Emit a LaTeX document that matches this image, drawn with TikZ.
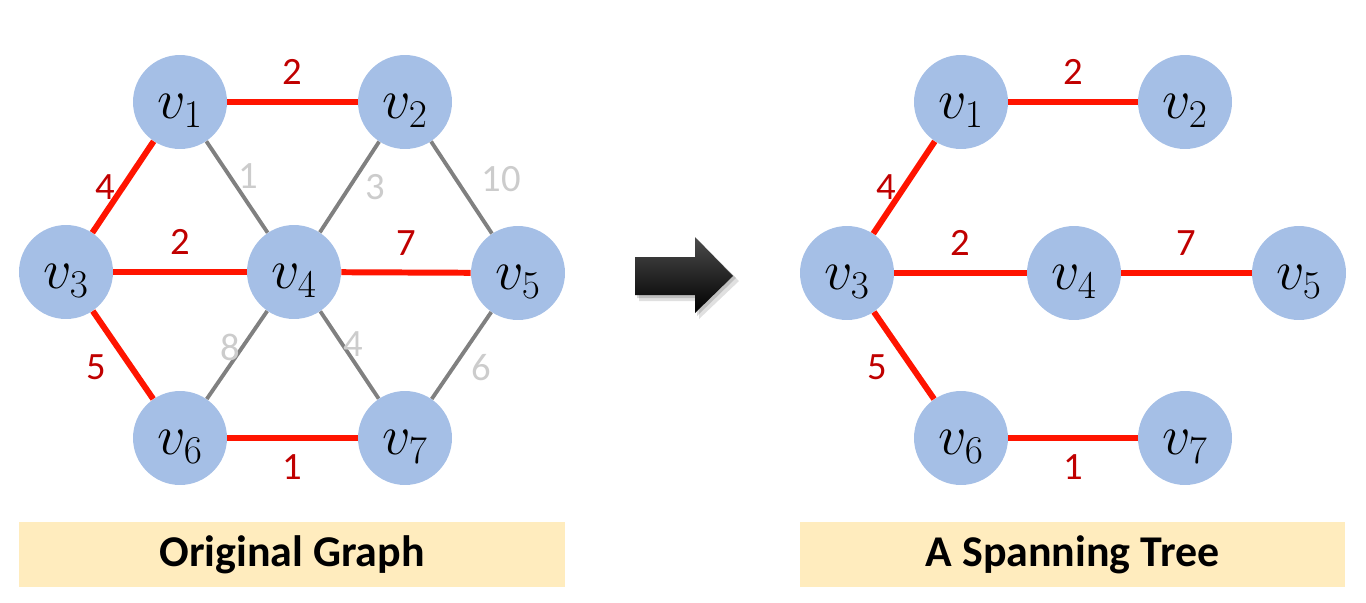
\RequirePackage{fix-cm}
\documentclass[tikz,border=0pt]{standalone}
\usepackage{fontspec}
\setmainfont{Carlito}
\usetikzlibrary{positioning}

\definecolor{vblue}{RGB}{165,191,230}
\definecolor{ered}{RGB}{255,20,0}
\definecolor{egray}{RGB}{128,128,128}
\definecolor{wred}{RGB}{192,0,0}
\definecolor{wgray}{RGB}{204,204,204}
\definecolor{cbox}{RGB}{255,236,190}

\begin{document}
\begin{tikzpicture}
            [x=0.02cm, y=-0.02cm,
            vertex/.style={circle, fill=vblue, minimum size=1.88cm, inner sep=0pt,
                text height=24pt, font=\fontsize{32}{38}\selectfont},
            tree/.style={draw=ered, line width=3.4pt},
            cut/.style={draw=egray, line width=2.2pt},
            wt/.style={text=wred, inner sep=0pt, font=\fontsize{22}{26}\selectfont},
            wtoff/.style={wt, text=wgray},
            caption/.style={rectangle, fill=cbox, minimum width=10.92cm,
                minimum height=1.3cm, font=\fontsize{25}{30}\selectfont\bfseries}]

            \useasboundingbox (0,0) rectangle (1366,602);

            % original graph
            \node[vertex] (v1) at (180,102) {$v_1$};
            \node[vertex] (v2) at (405,102) {$v_2$};
            \node[vertex] (v3) at (66,272) {$v_3$};
            \node[vertex] (v4) at (294,272) {$v_4$};
            \node[vertex] (v5) at (518,273) {$v_5$};
            \node[vertex] (v6) at (180,438) {$v_6$};
            \node[vertex] (v7) at (405,438) {$v_7$};

            \draw (v1) edge[cut] node[wtoff, pos=.38, right=4pt] {1} (v4);
            \draw (v4) edge[cut] node[wtoff, pos=.5, right=8pt] {3} (v2);
            \draw (v2) edge[cut] node[wtoff, pos=.41, right=13.5pt] {10} (v5);
            \draw (v4) edge[cut] node[wtoff, pos=.41, left=0pt] {8} (v6);
            \draw (v4) edge[cut] node[wtoff, pos=.37, right=0pt] {4} (v7);
            \draw (v5) edge[cut] node[wtoff, pos=.64, right=9.5pt] {6} (v7);

            \draw (v1) edge[tree] node[wt, above=8pt] {2} (v2);
            \draw (v3) edge[tree] node[wt, pos=.5, left=3pt] {4} (v1);
            \draw (v3) edge[tree] node[wt, above=8pt] {2} (v4);
            \draw (v4) edge[tree] node[wt, above=8pt] {7} (v5);
            \draw (v3) edge[tree] node[wt, pos=.64, left=13pt] {5} (v6);
            \draw (v6) edge[tree] node[wt, below=8pt] {1} (v7);

            % the arrow in between
            \fill[black, opacity=.12] (639,262) -- (699,262) -- (699,242) -- (739,281)
                -- (699,319) -- (699,301) -- (639,301) -- cycle;
            \fill[black, opacity=.15] (637,259) -- (697,259) -- (697,239) -- (736,278)
                -- (697,316) -- (697,298) -- (637,298) -- cycle;
            \shade[top color=black!70, middle color=black, bottom color=black]
                (635,257) -- (695,257) -- (695,237) -- (733,276)
                -- (695,313) -- (695,295) -- (635,295) -- cycle;

            % spanning tree
            \node[vertex] (s1) at (961,102) {$v_1$};
            \node[vertex] (s2) at (1185,102) {$v_2$};
            \node[vertex] (s3) at (847,273) {$v_3$};
            \node[vertex] (s4) at (1074,273) {$v_4$};
            \node[vertex] (s5) at (1299,273) {$v_5$};
            \node[vertex] (s6) at (961,438) {$v_6$};
            \node[vertex] (s7) at (1185,438) {$v_7$};

            \draw (s1) edge[tree] node[wt, above=8pt] {2} (s2);
            \draw (s3) edge[tree] node[wt, pos=.5, left=3pt] {4} (s1);
            \draw (s3) edge[tree] node[wt, above=8pt] {2} (s4);
            \draw (s4) edge[tree] node[wt, above=8pt] {7} (s5);
            \draw (s3) edge[tree] node[wt, pos=.64, left=13pt] {5} (s6);
            \draw (s6) edge[tree] node[wt, below=8pt] {1} (s7);

            % captions
            \node[caption] (orig) at (292,554.5) {Original Graph};
            \node[caption] (span) at (1072.5,554.5) {A Spanning Tree};
        \end{tikzpicture}
\end{document}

==*==

PROBLEM TO SOLVE: Send back the data above word for word, with the pictures left out.

REPLY TO THE EXERCISE:
Emit a LaTeX document that matches this image, drawn with TikZ.
\RequirePackage{fix-cm}
\documentclass[tikz,border=0pt]{standalone}
\usepackage{fontspec}
\setmainfont{Carlito}
\usetikzlibrary{positioning}

\definecolor{vblue}{RGB}{165,191,230}
\definecolor{ered}{RGB}{255,20,0}
\definecolor{egray}{RGB}{128,128,128}
\definecolor{wred}{RGB}{192,0,0}
\definecolor{wgray}{RGB}{204,204,204}
\definecolor{cbox}{RGB}{255,236,190}

\begin{document}
\begin{tikzpicture}
            [x=0.02cm, y=-0.02cm,
            vertex/.style={circle, fill=vblue, minimum size=1.88cm, inner sep=0pt,
                text height=24pt, font=\fontsize{32}{38}\selectfont},
            tree/.style={draw=ered, line width=3.4pt},
            cut/.style={draw=egray, line width=2.2pt},
            wt/.style={text=wred, inner sep=0pt, font=\fontsize{22}{26}\selectfont},
            wtoff/.style={wt, text=wgray},
            caption/.style={rectangle, fill=cbox, minimum width=10.92cm,
                minimum height=1.3cm, font=\fontsize{25}{30}\selectfont\bfseries}]

            \useasboundingbox (0,0) rectangle (1366,602);

            % original graph
            \node[vertex] (v1) at (180,102) {$v_1$};
            \node[vertex] (v2) at (405,102) {$v_2$};
            \node[vertex] (v3) at (66,272) {$v_3$};
            \node[vertex] (v4) at (294,272) {$v_4$};
            \node[vertex] (v5) at (518,273) {$v_5$};
            \node[vertex] (v6) at (180,438) {$v_6$};
            \node[vertex] (v7) at (405,438) {$v_7$};

            \draw (v1) edge[cut] node[wtoff, pos=.38, right=4pt] {1} (v4);
            \draw (v4) edge[cut] node[wtoff, pos=.5, right=8pt] {3} (v2);
            \draw (v2) edge[cut] node[wtoff, pos=.41, right=13.5pt] {10} (v5);
            \draw (v4) edge[cut] node[wtoff, pos=.41, left=0pt] {8} (v6);
            \draw (v4) edge[cut] node[wtoff, pos=.37, right=0pt] {4} (v7);
            \draw (v5) edge[cut] node[wtoff, pos=.64, right=9.5pt] {6} (v7);

            \draw (v1) edge[tree] node[wt, above=8pt] {2} (v2);
            \draw (v3) edge[tree] node[wt, pos=.5, left=3pt] {4} (v1);
            \draw (v3) edge[tree] node[wt, above=8pt] {2} (v4);
            \draw (v4) edge[tree] node[wt, above=8pt] {7} (v5);
            \draw (v3) edge[tree] node[wt, pos=.64, left=13pt] {5} (v6);
            \draw (v6) edge[tree] node[wt, below=8pt] {1} (v7);

            % the arrow in between
            \fill[black, opacity=.12] (639,262) -- (699,262) -- (699,242) -- (739,281)
                -- (699,319) -- (699,301) -- (639,301) -- cycle;
            \fill[black, opacity=.15] (637,259) -- (697,259) -- (697,239) -- (736,278)
                -- (697,316) -- (697,298) -- (637,298) -- cycle;
            \shade[top color=black!70, middle color=black, bottom color=black]
                (635,257) -- (695,257) -- (695,237) -- (733,276)
                -- (695,313) -- (695,295) -- (635,295) -- cycle;

            % spanning tree
            \node[vertex] (s1) at (961,102) {$v_1$};
            \node[vertex] (s2) at (1185,102) {$v_2$};
            \node[vertex] (s3) at (847,273) {$v_3$};
            \node[vertex] (s4) at (1074,273) {$v_4$};
            \node[vertex] (s5) at (1299,273) {$v_5$};
            \node[vertex] (s6) at (961,438) {$v_6$};
            \node[vertex] (s7) at (1185,438) {$v_7$};

            \draw (s1) edge[tree] node[wt, above=8pt] {2} (s2);
            \draw (s3) edge[tree] node[wt, pos=.5, left=3pt] {4} (s1);
            \draw (s3) edge[tree] node[wt, above=8pt] {2} (s4);
            \draw (s4) edge[tree] node[wt, above=8pt] {7} (s5);
            \draw (s3) edge[tree] node[wt, pos=.64, left=13pt] {5} (s6);
            \draw (s6) edge[tree] node[wt, below=8pt] {1} (s7);

            % captions
            \node[caption] (orig) at (292,554.5) {Original Graph};
            \node[caption] (span) at (1072.5,554.5) {A Spanning Tree};
        \end{tikzpicture}
\end{document}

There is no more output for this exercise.